-- Start RECORD EXTRACTS --

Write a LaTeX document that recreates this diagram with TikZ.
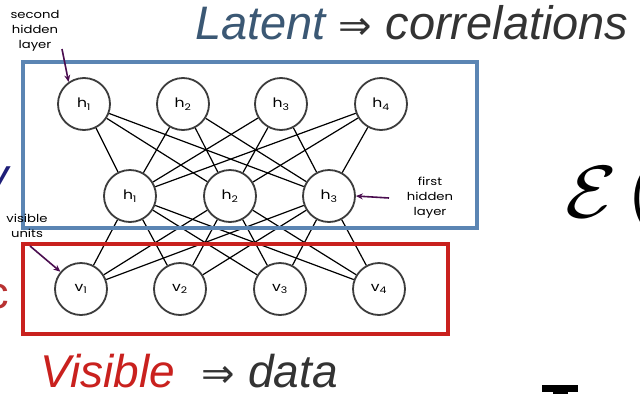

-- End RECORD EXTRACTS --
-- Start RECORD EXTRACTS --

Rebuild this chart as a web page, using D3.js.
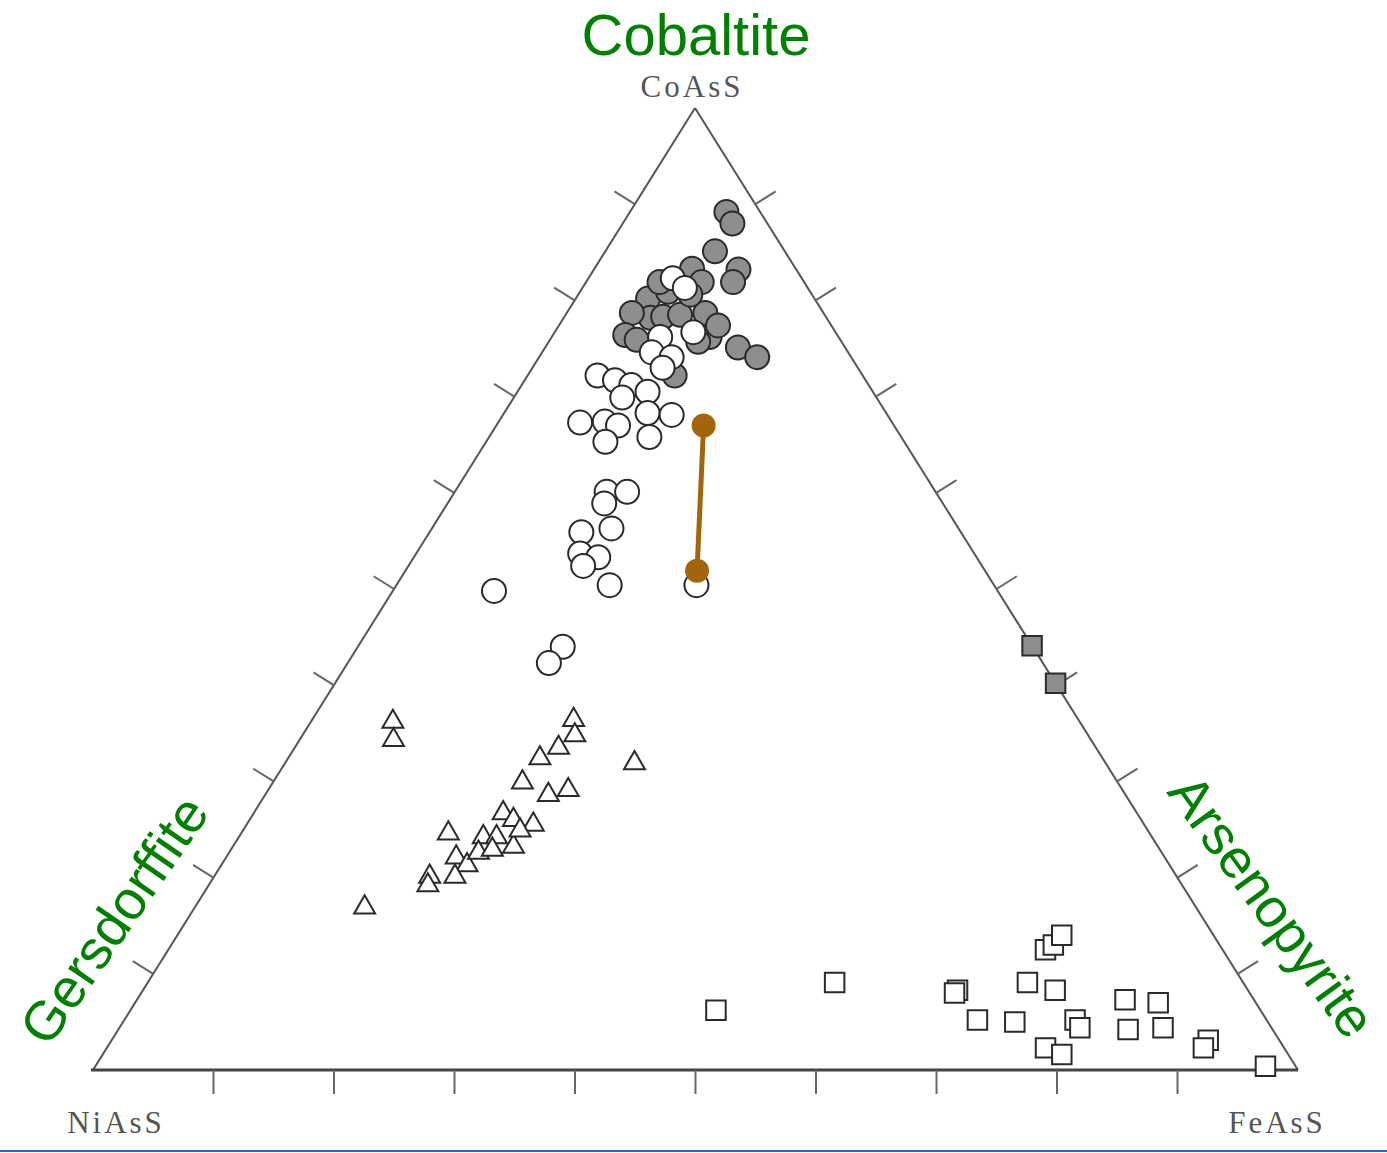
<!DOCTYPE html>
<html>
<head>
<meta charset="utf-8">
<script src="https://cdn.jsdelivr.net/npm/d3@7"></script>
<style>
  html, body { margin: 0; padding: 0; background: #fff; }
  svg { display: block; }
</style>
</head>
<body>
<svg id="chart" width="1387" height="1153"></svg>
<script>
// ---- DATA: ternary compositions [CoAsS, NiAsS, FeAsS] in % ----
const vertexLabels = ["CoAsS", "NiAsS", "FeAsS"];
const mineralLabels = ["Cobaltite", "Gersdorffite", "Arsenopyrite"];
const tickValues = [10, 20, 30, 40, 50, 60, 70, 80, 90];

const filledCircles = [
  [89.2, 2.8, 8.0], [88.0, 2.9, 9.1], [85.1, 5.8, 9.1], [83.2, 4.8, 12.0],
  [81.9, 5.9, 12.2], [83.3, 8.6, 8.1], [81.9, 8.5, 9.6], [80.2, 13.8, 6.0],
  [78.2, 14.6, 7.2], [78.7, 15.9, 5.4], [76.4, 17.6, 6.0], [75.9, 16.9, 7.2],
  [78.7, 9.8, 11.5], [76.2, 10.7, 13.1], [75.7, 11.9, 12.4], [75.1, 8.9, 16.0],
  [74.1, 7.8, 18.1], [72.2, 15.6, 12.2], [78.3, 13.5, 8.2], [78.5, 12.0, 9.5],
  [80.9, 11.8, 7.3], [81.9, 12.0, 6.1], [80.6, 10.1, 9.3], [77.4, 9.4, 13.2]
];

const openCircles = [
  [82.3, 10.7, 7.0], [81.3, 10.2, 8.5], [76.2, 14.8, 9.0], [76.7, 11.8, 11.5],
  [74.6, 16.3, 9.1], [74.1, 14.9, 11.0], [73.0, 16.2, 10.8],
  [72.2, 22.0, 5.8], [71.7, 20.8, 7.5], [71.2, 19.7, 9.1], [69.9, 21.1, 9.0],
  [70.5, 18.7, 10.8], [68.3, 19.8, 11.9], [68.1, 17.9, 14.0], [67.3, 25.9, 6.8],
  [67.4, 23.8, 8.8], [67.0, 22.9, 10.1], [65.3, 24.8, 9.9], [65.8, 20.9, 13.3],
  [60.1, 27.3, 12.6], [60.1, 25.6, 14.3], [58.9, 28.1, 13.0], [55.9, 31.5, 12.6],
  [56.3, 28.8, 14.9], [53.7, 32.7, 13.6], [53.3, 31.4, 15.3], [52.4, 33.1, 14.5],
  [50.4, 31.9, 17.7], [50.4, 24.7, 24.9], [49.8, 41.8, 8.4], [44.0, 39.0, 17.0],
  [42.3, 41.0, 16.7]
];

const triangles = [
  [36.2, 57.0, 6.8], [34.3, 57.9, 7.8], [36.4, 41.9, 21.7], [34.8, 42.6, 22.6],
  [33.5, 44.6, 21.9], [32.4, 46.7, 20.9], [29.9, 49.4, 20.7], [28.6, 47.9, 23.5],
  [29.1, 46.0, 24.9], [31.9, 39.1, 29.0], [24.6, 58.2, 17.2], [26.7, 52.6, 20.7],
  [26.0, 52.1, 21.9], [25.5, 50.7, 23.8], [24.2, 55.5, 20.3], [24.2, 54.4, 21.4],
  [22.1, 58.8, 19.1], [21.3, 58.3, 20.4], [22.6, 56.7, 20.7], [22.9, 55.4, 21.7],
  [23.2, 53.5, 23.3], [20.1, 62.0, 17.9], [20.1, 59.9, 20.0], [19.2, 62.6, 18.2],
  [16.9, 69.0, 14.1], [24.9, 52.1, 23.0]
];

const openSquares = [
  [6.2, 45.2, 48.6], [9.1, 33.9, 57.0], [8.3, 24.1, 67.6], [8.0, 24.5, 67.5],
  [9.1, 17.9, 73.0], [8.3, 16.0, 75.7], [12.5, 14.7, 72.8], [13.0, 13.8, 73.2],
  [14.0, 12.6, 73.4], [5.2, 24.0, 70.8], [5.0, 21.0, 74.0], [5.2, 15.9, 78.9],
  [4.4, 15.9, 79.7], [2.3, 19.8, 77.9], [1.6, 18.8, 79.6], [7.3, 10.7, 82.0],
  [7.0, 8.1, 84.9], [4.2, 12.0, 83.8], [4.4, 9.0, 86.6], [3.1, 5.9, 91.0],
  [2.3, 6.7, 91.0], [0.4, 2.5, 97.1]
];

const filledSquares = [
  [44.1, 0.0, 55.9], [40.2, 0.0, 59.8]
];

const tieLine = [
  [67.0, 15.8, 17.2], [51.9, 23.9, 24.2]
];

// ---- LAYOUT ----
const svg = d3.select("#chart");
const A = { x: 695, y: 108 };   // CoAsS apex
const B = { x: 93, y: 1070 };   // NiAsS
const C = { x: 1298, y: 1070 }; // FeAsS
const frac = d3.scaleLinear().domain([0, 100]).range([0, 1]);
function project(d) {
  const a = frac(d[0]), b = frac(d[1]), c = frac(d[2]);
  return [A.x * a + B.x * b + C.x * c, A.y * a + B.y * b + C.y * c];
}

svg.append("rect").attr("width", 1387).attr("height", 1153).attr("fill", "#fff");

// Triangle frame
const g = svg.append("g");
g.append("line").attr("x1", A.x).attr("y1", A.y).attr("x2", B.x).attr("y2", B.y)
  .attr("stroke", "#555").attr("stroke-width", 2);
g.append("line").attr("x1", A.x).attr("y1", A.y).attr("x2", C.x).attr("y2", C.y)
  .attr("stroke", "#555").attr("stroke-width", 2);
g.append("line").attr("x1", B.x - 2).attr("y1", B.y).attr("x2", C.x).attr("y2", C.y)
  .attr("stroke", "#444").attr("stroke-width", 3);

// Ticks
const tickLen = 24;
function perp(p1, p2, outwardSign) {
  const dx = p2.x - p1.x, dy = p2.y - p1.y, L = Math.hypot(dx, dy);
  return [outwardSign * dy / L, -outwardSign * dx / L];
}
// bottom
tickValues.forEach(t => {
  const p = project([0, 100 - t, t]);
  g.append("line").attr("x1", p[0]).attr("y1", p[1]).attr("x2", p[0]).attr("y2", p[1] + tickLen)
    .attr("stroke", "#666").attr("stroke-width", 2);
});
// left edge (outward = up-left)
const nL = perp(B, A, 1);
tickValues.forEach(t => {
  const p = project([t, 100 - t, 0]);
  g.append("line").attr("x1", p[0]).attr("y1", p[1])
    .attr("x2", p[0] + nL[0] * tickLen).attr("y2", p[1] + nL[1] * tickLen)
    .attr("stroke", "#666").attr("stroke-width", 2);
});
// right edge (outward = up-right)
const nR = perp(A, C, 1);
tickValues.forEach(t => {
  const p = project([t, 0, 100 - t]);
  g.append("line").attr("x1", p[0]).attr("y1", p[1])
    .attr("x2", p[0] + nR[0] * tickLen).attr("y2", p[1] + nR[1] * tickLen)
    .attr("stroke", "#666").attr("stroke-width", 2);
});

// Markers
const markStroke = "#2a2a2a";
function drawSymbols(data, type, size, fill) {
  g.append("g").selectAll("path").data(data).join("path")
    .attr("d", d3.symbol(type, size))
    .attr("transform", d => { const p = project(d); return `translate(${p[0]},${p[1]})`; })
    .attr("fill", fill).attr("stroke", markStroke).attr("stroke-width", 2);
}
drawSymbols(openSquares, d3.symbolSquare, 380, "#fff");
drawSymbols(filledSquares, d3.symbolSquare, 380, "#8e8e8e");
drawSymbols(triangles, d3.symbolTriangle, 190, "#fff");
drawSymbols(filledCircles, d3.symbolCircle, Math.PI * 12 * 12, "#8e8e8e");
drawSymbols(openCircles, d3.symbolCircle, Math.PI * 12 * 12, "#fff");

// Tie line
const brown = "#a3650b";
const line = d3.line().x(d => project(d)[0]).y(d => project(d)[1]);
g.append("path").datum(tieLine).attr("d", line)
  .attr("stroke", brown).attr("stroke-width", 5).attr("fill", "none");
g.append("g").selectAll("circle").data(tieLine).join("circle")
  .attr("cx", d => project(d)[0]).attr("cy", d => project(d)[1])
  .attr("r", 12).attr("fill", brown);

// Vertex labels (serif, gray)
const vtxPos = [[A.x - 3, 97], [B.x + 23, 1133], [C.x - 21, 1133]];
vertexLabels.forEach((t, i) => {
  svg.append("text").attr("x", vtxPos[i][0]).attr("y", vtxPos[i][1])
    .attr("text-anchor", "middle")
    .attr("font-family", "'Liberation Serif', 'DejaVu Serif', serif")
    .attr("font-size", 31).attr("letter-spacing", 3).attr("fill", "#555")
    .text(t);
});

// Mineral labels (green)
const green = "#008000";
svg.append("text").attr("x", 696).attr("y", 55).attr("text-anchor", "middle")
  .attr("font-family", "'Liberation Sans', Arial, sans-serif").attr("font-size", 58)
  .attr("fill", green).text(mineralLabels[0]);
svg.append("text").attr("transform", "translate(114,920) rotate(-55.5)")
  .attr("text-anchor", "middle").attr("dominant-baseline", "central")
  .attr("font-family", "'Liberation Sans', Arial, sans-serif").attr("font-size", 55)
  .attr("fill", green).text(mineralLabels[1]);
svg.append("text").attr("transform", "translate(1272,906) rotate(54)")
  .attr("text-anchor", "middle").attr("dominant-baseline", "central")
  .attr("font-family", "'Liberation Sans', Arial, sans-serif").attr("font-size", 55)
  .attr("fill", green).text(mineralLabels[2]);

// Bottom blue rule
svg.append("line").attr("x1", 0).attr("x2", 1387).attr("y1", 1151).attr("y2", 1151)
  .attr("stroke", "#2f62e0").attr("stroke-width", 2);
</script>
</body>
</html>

-- End RECORD EXTRACTS --

EXERCISE TASK:
Only the lines from the one bearing "Rebuild this chart" to the one bearing "70, 80, 90];", both included, should be restated word for word, with pictures left out.

RESPONSE:
Rebuild this chart as a web page, using D3.js.
<!DOCTYPE html>
<html>
<head>
<meta charset="utf-8">
<script src="https://cdn.jsdelivr.net/npm/d3@7"></script>
<style>
  html, body { margin: 0; padding: 0; background: #fff; }
  svg { display: block; }
</style>
</head>
<body>
<svg id="chart" width="1387" height="1153"></svg>
<script>
// ---- DATA: ternary compositions [CoAsS, NiAsS, FeAsS] in % ----
const vertexLabels = ["CoAsS", "NiAsS", "FeAsS"];
const mineralLabels = ["Cobaltite", "Gersdorffite", "Arsenopyrite"];
const tickValues = [10, 20, 30, 40, 50, 60, 70, 80, 90];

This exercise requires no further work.